Después de protagonizar un Hillary Clinton a la española o un Susana Díaz a la derecha (ejemplos egregios del Metoo a base de votos), Soraya Sáenz de Santamaría ha hecho lo que ni Hillary ni Susana tuvieron arrestos de hacer: un harakiri político con todas las consecuencias. Bueno, lo que se dice con todas no, porque seguramente acabe, más pronto o más tarde, en el consejo de administración de alguna gran empresa. Lo habitual en un político que toma la puerta es que empalme directamente con otra puerta giratoria, aunque a Soraya tampoco le iría tan mal retomando su puesto como abogada del Estado.
De hecho, durante los años en que controló el aparato del partido, se rodeó literalmente de abogados. Tras capear decididamente las tormentas de lodo en que embarrancó el marianismo, desde la corrupción como forma de vida hasta la crisis separatista catalana, parecía la persona idónea para tomar el relevo en el PP. Sin embargo, contra todo pronóstico, la militancia ha preferido la bisoñez y el cartón-piedra de un vicesecretario de laboratorio, el clásico groupie de derechas: un cheerleader más que un líder. Salvando las distancias, que son inmensas, la situación recuerda el inesperado descalabro electoral de Winston Churchill contra Clement Attlee, cuando el pueblo británico decidió cambiar de caballo tras la victoria en la Segunda Guerra Mundial. Con mayor motivo, Soraya podría decir de su adversario lo mismo que dijo Churchill de Attlee: "Es un hombre modesto, y no le faltan motivos para serlo". Casado también es un hombre modesto, tanto que cuando dijo lo de "¡Viva el rey!", en realidad se refería a Casado.

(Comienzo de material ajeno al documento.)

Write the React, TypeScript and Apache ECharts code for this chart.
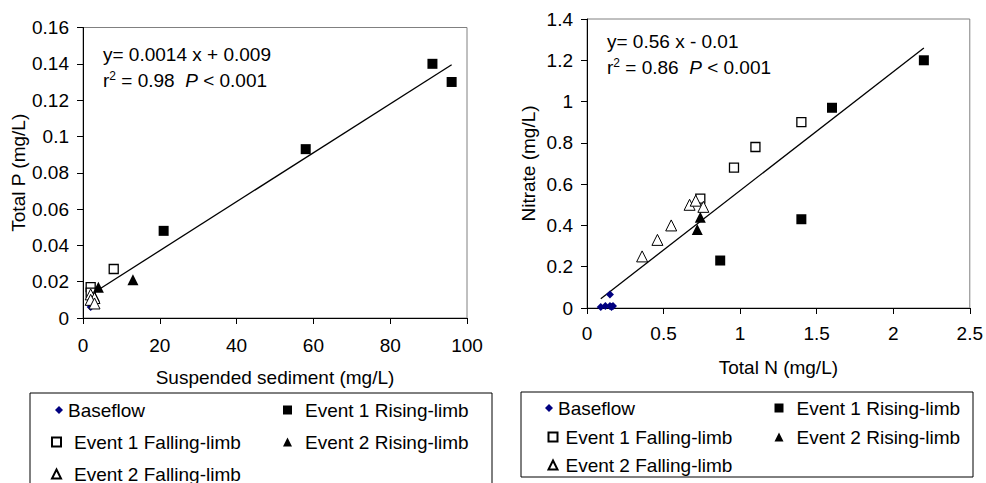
import React, { useEffect, useRef } from "react";
import * as echarts from "echarts";

// ---- Left panel: Suspended sediment vs Total P ----
const ssBaseflow = [[2, 0.006], [2, 0.008], [2.5, 0.009], [3, 0.01]];
const ssE1Rising = [[21, 0.048], [58, 0.093], [91, 0.14], [96, 0.13]];
const ssE1Falling = [[8, 0.027], [2, 0.017], [2, 0.014]];
const ssE2Rising = [[13, 0.021], [4, 0.017], [3, 0.012]];
const ssE2Falling = [[2, 0.013], [3, 0.011], [2, 0.01], [3, 0.008]];
const ssFit = [[3, 0.0142], [96, 0.1395]];

// ---- Right panel: Total N vs Nitrate ----
const tnBaseflow = [[0.15, 0.065], [0.09, 0.005], [0.12, 0.01], [0.15, 0.01], [0.17, 0.01], [0.16, 0.005]];
const tnE1Rising = [[2.2, 1.2], [1.6, 0.97], [1.4, 0.43], [0.87, 0.23]];
const tnE1Falling = [[1.4, 0.9], [1.1, 0.78], [0.96, 0.68], [0.74, 0.53]];
const tnE2Rising = [[0.74, 0.44], [0.72, 0.38]];
const tnE2Falling = [[0.36, 0.25], [0.46, 0.33], [0.55, 0.4], [0.67, 0.5], [0.71, 0.52], [0.76, 0.49]];
const tnFit = [[0.09, 0.045], [2.2, 1.26]];

const legendNames = [
  "Baseflow",
  "Event 1 Rising-limb",
  "Event 1 Falling-limb",
  "Event 2 Rising-limb",
  "Event 2 Falling-limb",
];

const FONT = "Liberation Sans, Arial, sans-serif";

export default function App() {
  const ref = useRef<HTMLDivElement>(null);
  useEffect(() => {
    if (!ref.current) return;
    const chart = echarts.init(ref.current, null, { renderer: "svg" });

    const mkSeries = (idx: number, d: any) => [
      {
        name: "fit",
        type: "line",
        xAxisIndex: idx,
        yAxisIndex: idx,
        data: d.fit,
        showSymbol: false,
        symbol: "none",
        lineStyle: { color: "#000", width: 1.3 },
        z: 1,
        silent: true,
      },
      {
        name: legendNames[0],
        type: "scatter",
        xAxisIndex: idx,
        yAxisIndex: idx,
        data: d.base,
        symbol: "diamond",
        symbolSize: 8,
        itemStyle: { color: "#000080", opacity: 1 },
        z: 3,
      },
      {
        name: legendNames[1],
        type: "scatter",
        xAxisIndex: idx,
        yAxisIndex: idx,
        data: d.e1r,
        symbol: "rect",
        symbolSize: 10,
        itemStyle: { color: "#000", opacity: 1 },
        z: 3,
      },
      {
        name: legendNames[2],
        type: "scatter",
        xAxisIndex: idx,
        yAxisIndex: idx,
        data: d.e1f,
        symbol: "rect",
        symbolSize: 9,
        itemStyle: { color: "#fff", borderColor: "#000", borderWidth: 1.3, opacity: 1 },
        z: 3,
      },
      {
        name: legendNames[3],
        type: "scatter",
        xAxisIndex: idx,
        yAxisIndex: idx,
        data: d.e2r,
        symbol: "triangle",
        symbolSize: 11,
        itemStyle: { color: "#000", opacity: 1 },
        z: 3,
      },
      {
        name: legendNames[4],
        type: "scatter",
        xAxisIndex: idx,
        yAxisIndex: idx,
        data: d.e2f,
        symbol: "triangle",
        symbolSize: 11,
        itemStyle: { color: "#fff", borderColor: "#000", borderWidth: 1, opacity: 1 },
        z: 3,
      },
    ];

    const axisCommon = {
      axisLine: { show: true, onZero: false, lineStyle: { color: "#000", width: 1 } },
      axisTick: { show: true, inside: false, length: 6, lineStyle: { color: "#000" } },
      splitLine: { show: false },
      nameTextStyle: { color: "#000", fontSize: 19, fontFamily: FONT },
    };

    const mkLegend = (name: string, left: number, top: number, pad: number, iconSize: number) => ({
      orient: "vertical",
      left,
      top,
      padding: 0,
      itemWidth: iconSize,
      itemHeight: iconSize,
      selectedMode: false,
      data: [name],
      textStyle: { color: "#000", fontSize: 19, fontFamily: FONT, padding: [0, 0, 0, pad] },
    });

    // left panel legend rows (centres ~410, 442, 474); right panel (~408, 437, 465)
    const legends = [
      mkLegend(legendNames[0], 55, 400.5, 0, 8),
      mkLegend(legendNames[2], 51, 432.5, 8, 9),
      mkLegend(legendNames[4], 51, 464.5, 8, 9),
      mkLegend(legendNames[1], 283, 400.5, 8, 9),
      mkLegend(legendNames[3], 283, 432.5, 8, 9),
      mkLegend(legendNames[0], 545, 398.5, 0, 8),
      mkLegend(legendNames[2], 547.5, 427.5, 3, 9),
      mkLegend(legendNames[4], 547.5, 455.5, 3, 9),
      mkLegend(legendNames[1], 774.5, 398.5, 8, 9),
      mkLegend(legendNames[3], 774.5, 427.5, 8, 9),
    ];

    const richR2 = {
      sup: { fontSize: 12, fontFamily: FONT, fill: "#000", verticalAlign: "top", padding: [0, 0, 8, 0] },
      i: { fontSize: 19, fontFamily: FONT, fontStyle: "italic", fill: "#000" },
    };

    const option: any = {
      animation: false,
      textStyle: { fontFamily: FONT },
      grid: [
        { left: 83, top: 27.5, width: 384, height: 290.5, show: true, borderColor: "#808080", borderWidth: 1, backgroundColor: "transparent" },
        { left: 587, top: 19, width: 385, height: 289, show: true, borderColor: "#808080", borderWidth: 1, backgroundColor: "transparent" },
      ],
      xAxis: [
        {
          ...axisCommon,
          gridIndex: 0,
          type: "value",
          min: 0,
          max: 100,
          interval: 20,
          name: "Suspended sediment (mg/L)",
          nameLocation: "middle",
          nameGap: 50,
          axisLabel: { color: "#000", fontSize: 19, fontFamily: FONT, margin: 18 },
        },
        {
          ...axisCommon,
          gridIndex: 1,
          type: "value",
          min: 0,
          max: 2.5,
          interval: 0.5,
          name: "Total N (mg/L)",
          nameLocation: "middle",
          nameGap: 50,
          axisLabel: { color: "#000", fontSize: 19, fontFamily: FONT, margin: 16 },
        },
      ],
      yAxis: [
        {
          ...axisCommon,
          gridIndex: 0,
          type: "value",
          min: 0,
          max: 0.16,
          interval: 0.02,
          name: "Total P (mg/L)",
          nameLocation: "middle",
          nameGap: 53,
          axisLabel: { color: "#000", fontSize: 19, fontFamily: FONT, margin: 14 },
        },
        {
          ...axisCommon,
          gridIndex: 1,
          type: "value",
          min: 0,
          max: 1.4,
          interval: 0.2,
          name: "Nitrate (mg/L)",
          nameLocation: "middle",
          nameGap: 49,
          axisLabel: { color: "#000", fontSize: 19, fontFamily: FONT, margin: 14 },
        },
      ],
      legend: legends,
      graphic: [
        { type: "rect", shape: { x: 30, y: 393, width: 462, height: 100 }, style: { fill: "none", stroke: "#000", lineWidth: 1 }, z: -1 },
        { type: "rect", shape: { x: 521, y: 392, width: 452, height: 85 }, style: { fill: "none", stroke: "#000", lineWidth: 1 }, z: -1 },
        {
          type: "text",
          left: 103,
          top: 45,
          style: { text: "y= 0.0014 x + 0.009", fontSize: 19, fontFamily: FONT, fill: "#000" },
        },
        {
          type: "text",
          left: 103,
          top: 70,
          style: { text: "r{sup|2} = 0.98  {i|P} < 0.001", fontSize: 19, fontFamily: FONT, fill: "#000", rich: richR2 },
        },
        {
          type: "text",
          left: 607,
          top: 32,
          style: { text: "y= 0.56 x - 0.01", fontSize: 19, fontFamily: FONT, fill: "#000" },
        },
        {
          type: "text",
          left: 607,
          top: 57,
          style: { text: "r{sup|2} = 0.86  {i|P} < 0.001", fontSize: 19, fontFamily: FONT, fill: "#000", rich: richR2 },
        },
      ],
      series: [
        ...mkSeries(0, { fit: ssFit, base: ssBaseflow, e1r: ssE1Rising, e1f: ssE1Falling, e2r: ssE2Rising, e2f: ssE2Falling }),
        ...mkSeries(1, { fit: tnFit, base: tnBaseflow, e1r: tnE1Rising, e1f: tnE1Falling, e2r: tnE2Rising, e2f: tnE2Falling }),
      ],
    };
    chart.setOption(option);
    return () => chart.dispose();
  }, []);
  return (
    <div
      ref={ref}
      style={{ position: "fixed", left: 0, top: 0, width: 986, height: 483, background: "#fff" }}
    />
  );
}
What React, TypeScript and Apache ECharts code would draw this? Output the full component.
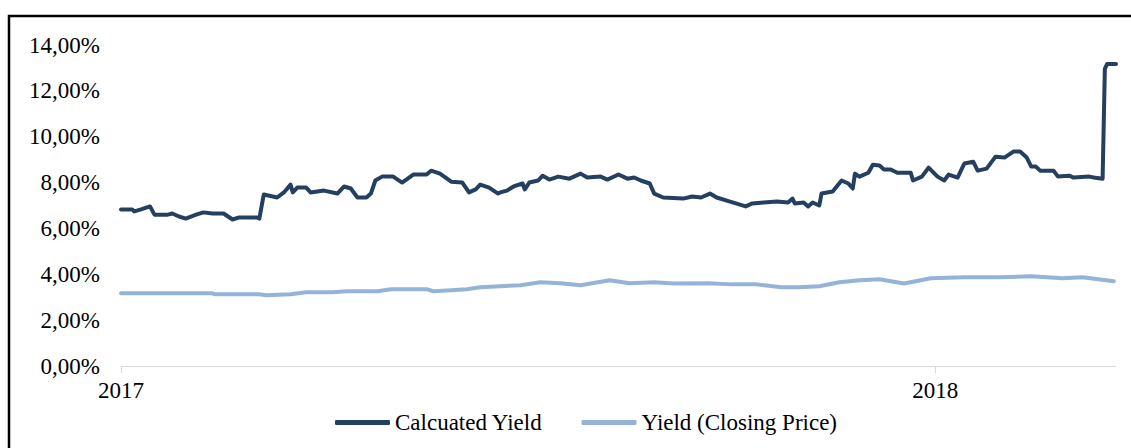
import React, { useEffect, useRef } from "react";
import * as echarts from "echarts";

// x = days since 2017-01-01, y = yield in %
const calcDays = [0, 5, 6, 9, 13, 15, 21, 23, 26, 29, 34, 37, 41, 46, 50, 53, 61, 62, 64, 70, 73, 76, 77, 79, 83, 85, 91, 97, 100, 103, 106, 110, 112, 114, 117, 122, 126, 131, 137, 139, 143, 148, 153, 156, 159, 161, 165, 169, 170, 173, 176, 180, 181, 183, 187, 189, 192, 196, 201, 206, 209, 215, 218, 223, 227, 230, 233, 237, 239, 243, 252, 256, 260, 264, 267, 273, 280, 283, 288, 294, 299, 301, 302, 306, 308, 310, 313, 314, 319, 323, 326, 328, 329, 331, 335, 337, 340, 342, 345, 348, 354, 355, 359, 362, 366, 369, 371, 375, 378, 382, 384, 388, 392, 396, 400, 403, 406, 408, 410, 412, 418, 420, 425, 427, 434, 436, 440, 441, 442, 446];
const calcValues = [6.83, 6.83, 6.74, 6.83, 6.96, 6.6, 6.6, 6.65, 6.52, 6.43, 6.61, 6.7, 6.65, 6.65, 6.39, 6.48, 6.48, 6.43, 7.48, 7.35, 7.57, 7.91, 7.57, 7.78, 7.78, 7.57, 7.65, 7.52, 7.83, 7.74, 7.35, 7.35, 7.52, 8.09, 8.26, 8.26, 8.0, 8.35, 8.35, 8.52, 8.39, 8.04, 8.0, 7.57, 7.7, 7.91, 7.78, 7.52, 7.57, 7.65, 7.83, 7.96, 7.7, 8.0, 8.09, 8.3, 8.13, 8.26, 8.17, 8.39, 8.22, 8.26, 8.13, 8.35, 8.17, 8.22, 8.09, 7.96, 7.52, 7.35, 7.3, 7.39, 7.35, 7.52, 7.35, 7.17, 6.96, 7.09, 7.13, 7.17, 7.13, 7.3, 7.09, 7.13, 6.96, 7.13, 7.0, 7.52, 7.61, 8.09, 7.96, 7.74, 8.39, 8.26, 8.43, 8.78, 8.74, 8.57, 8.57, 8.43, 8.43, 8.09, 8.26, 8.65, 8.26, 8.09, 8.35, 8.22, 8.83, 8.91, 8.52, 8.61, 9.13, 9.09, 9.35, 9.35, 9.09, 8.7, 8.7, 8.52, 8.52, 8.26, 8.3, 8.22, 8.26, 8.22, 8.17, 12.96, 13.17, 13.17];

const closeDays = [0, 41, 42, 62, 65, 76, 83, 95, 101, 115, 121, 137, 140, 148, 155, 161, 170, 179, 188, 197, 206, 219, 228, 239, 248, 263, 274, 285, 296, 304, 313, 322, 331, 340, 351, 363, 378, 394, 408, 422, 431, 445];
const closeValues = [3.17, 3.17, 3.13, 3.13, 3.09, 3.13, 3.22, 3.22, 3.26, 3.26, 3.35, 3.35, 3.26, 3.3, 3.35, 3.43, 3.48, 3.52, 3.65, 3.61, 3.52, 3.74, 3.61, 3.65, 3.6, 3.61, 3.56, 3.56, 3.43, 3.43, 3.48, 3.65, 3.74, 3.78, 3.6, 3.83, 3.87, 3.87, 3.91, 3.83, 3.87, 3.7];

const yearTicks = [0, 365];
const yearLabels = ["2017", "2018"];
const seriesNames = ["Calcuated Yield", "Yield (Closing Price)"];
const seriesColors = ["#243F60", "#95B3D7"];

const FONT = "'Liberation Serif', 'Times New Roman', serif";

export default function App() {
  const ref = useRef<HTMLDivElement>(null);
  useEffect(() => {
    if (!ref.current) return;
    const chart = echarts.init(ref.current, null, { renderer: "svg" });
    const zip = (xs: number[], ys: number[]) => xs.map((x, i) => [x, ys[i]]);
    chart.setOption({
      animation: false,
      backgroundColor: "#ffffff",
      grid: { left: 121, right: 15, top: 45, bottom: 82, containLabel: false },
      xAxis: {
        type: "value",
        min: 0,
        max: 446,
        interval: 365,
        axisLine: { show: true, lineStyle: { color: "#d9d9d9", width: 1 } },
        axisTick: { show: true, length: 7, lineStyle: { color: "#d9d9d9" }, customValues: yearTicks },
        splitLine: { show: false },
        axisLabel: {
          customValues: yearTicks,
          margin: 13,
          color: "#000",
          fontFamily: FONT,
          fontSize: 23,
          formatter: (v: number) => {
            const i = yearTicks.indexOf(v);
            return i >= 0 ? yearLabels[i] : "";
          },
        },
      },
      yAxis: {
        type: "value",
        min: 0,
        max: 14,
        interval: 2,
        axisLine: { show: false },
        axisTick: { show: false },
        splitLine: { show: false },
        axisLabel: {
          margin: 21,
          color: "#000",
          fontFamily: FONT,
          fontSize: 23,
          formatter: (v: number) => v.toFixed(2).replace(".", ",") + "%",
        },
      },
      legend: {
        left: 330,
        top: 406,
        icon: "roundRect",
        itemWidth: 55,
        itemHeight: 5,
        itemGap: 39,
        textStyle: { color: "#000", fontFamily: FONT, fontSize: 23 },
        data: seriesNames,
      },
      graphic: [
        {
          type: "rect",
          shape: { x: 9, y: 16, width: 1300, height: 700 },
          style: { fill: "none", stroke: "#000", lineWidth: 2.5 },
          silent: true,
        },
      ],
      series: [
        {
          name: seriesNames[0],
          type: "line",
          data: zip(calcDays, calcValues),
          showSymbol: false,
          symbol: "none",
          color: seriesColors[0],
          lineStyle: { color: seriesColors[0], width: 4, join: "round", cap: "round" },
          z: 3,
        },
        {
          name: seriesNames[1],
          type: "line",
          data: zip(closeDays, closeValues),
          showSymbol: false,
          symbol: "none",
          color: seriesColors[1],
          lineStyle: { color: seriesColors[1], width: 4, join: "round", cap: "round" },
          z: 2,
        },
      ],
    });
    return () => chart.dispose();
  }, []);
  return (
    <div
      ref={ref}
      style={{ position: "fixed", left: 0, top: 0, width: 1131, height: 448 }}
    />
  );
}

Dicen que Soraya era una especie de Fouché con tacones, una mujer que manejaba los hilos del PP a su antojo y que le gustaba hacer y deshacer en la sombra, fuera de focos y bambalinas. Tal vez por eso mismo, el intento de acceder a la primera plana del poder, donde las luces resultan inmisericordes, le ha costado tan caro. En el congreso donde sus colegas la defenestraron, creíamos que iba a sacar un puñal y va y saca un abanico tuneado con la bandera española. Fue un momento de ridículo sublime, una metástasis del landismo en la que la Dama de Elche y Agustina de Aragón desembocaban en un número de Lina Morgan. Acostumbrada a dar la cara cada vez que su Jefe (como lo llamaba ella, con mayúscula incluida) metía la pata o no quería acudir a un debate, Soraya comprendía en carne viva y abanicándose que, por suerte, Mariano no hay más que uno.
Al igual que Rubalcaba o que esos actores secundarios que cumplen sobradamente sosteniendo el tinglado, la vicepresidenta no ha podido con el peso de la púrpura. O César o nada. Jiménez Losantos la apodó "la Menina", probablemente porque era el único que la miraba desde abajo. Fue, si no el único, uno de los pocos entre todos los grandes nombres del gobierno que se mantuvo siempre alejado del escándalo diario de los sobres, los cuadernos de Bárcenas, las cuentas en el extranjero, los cónyuges torpedeados y los másters de chichinabo. Probablemente eso tampoco iban a perdonárselo. Me da que en el PP se van a acordar de ella en las próximas elecciones.